Note To Readers: The Next few blog posts are from my Slovakia backlog. I am posting them quite a few months after the fact.
At the very beginning of this crazy journey, when I first put in my application for SIDAS Active English weeks, it was part of a larger winter adventure plan designed to take me out of Malta for the better part of the season. I partied in Berlin on New Year’s, came by train to a country and a program that I knew almost nothing about, drank with Slovaks and learned at least a couple words in the language. I fell in love with Prague, met some awesome people, and truth be told, I was planning on spending a couple more weeks doing more of the same, traveling and learning and seeing everything that this strange, beautiful region has to offer.
Alas, we have come to the end.
Three weeks ago, before I’d left for Stary Tekov from Bratislava, I met up with the co-workers: Jack, Clara, and yes, even Dave. Jack, it seemed, hadn’t had the best of weeks, and when we met he was already suffering the first symptoms of a winter flu. Still, he only had a couple weeks left before he headed back to Regensburg, so he resolved to power through, and we all went our separate ways.
By the time I’d gotten on the train to Kosice after leaving Stary Tekov, I knew we had a problem.

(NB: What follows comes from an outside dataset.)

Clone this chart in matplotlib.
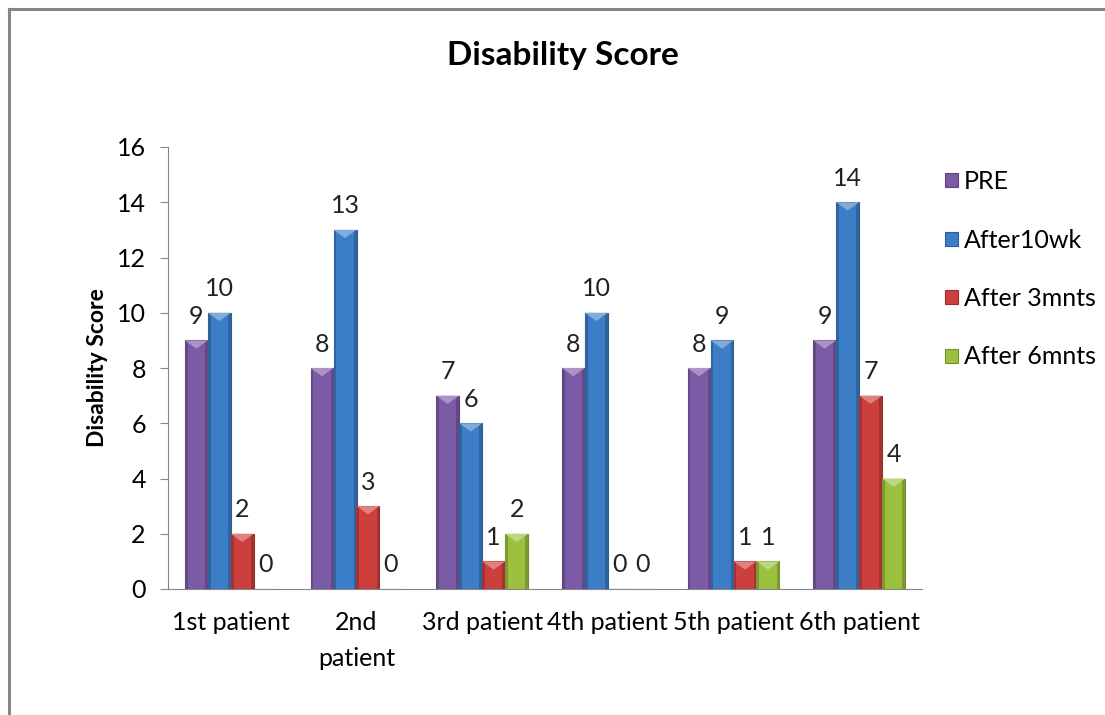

I’d been sniffling a bit all week, but I hadn’t payed it much mind, until, on the five hour train ride across southern Slovakia, every part of my body started aching and my throat went raw. Thankfully, in Kosice, the guys at the Club Madrid hostel took pity on me (and their guests), giving me the private room upstairs instead of sticking me in the dorm. I spent the first half of Easter Break mostly unconscious as my body tried to recover from whatever this was, before meeting my friend Suz in Krakow.
It was only after heading back to Bratislava after break to bid goodbye to Jack and wait for my next assignment that I found out half the schools had cancelled their Active English Weeks. I’d been expecting to head back to Stary Tekov, but apparently too many students had gotten sick over Easter Break to justify running another program with SIDAS that coming week–they’d have to wait for the kids to get better and were working on rescheduling. I was only supposed to work two more weeks, before heading to the Writers’ Retreat in Iceland, so I asked Dave if I could expect any more work before then.
The answer came swiftly: probably not.
So here I am on a bus to Berlin, hoping that one of my friends there might be able to host me for a bit before my flight to the remote north. I can sincerely say that SIDAS has been an… interesting experience, and I’m glad I did it. But it wasn’t without its issues. Still, the road goes on, and the next adventure promises to be something completely different:
Iceland Writers’ Retreat, here I come!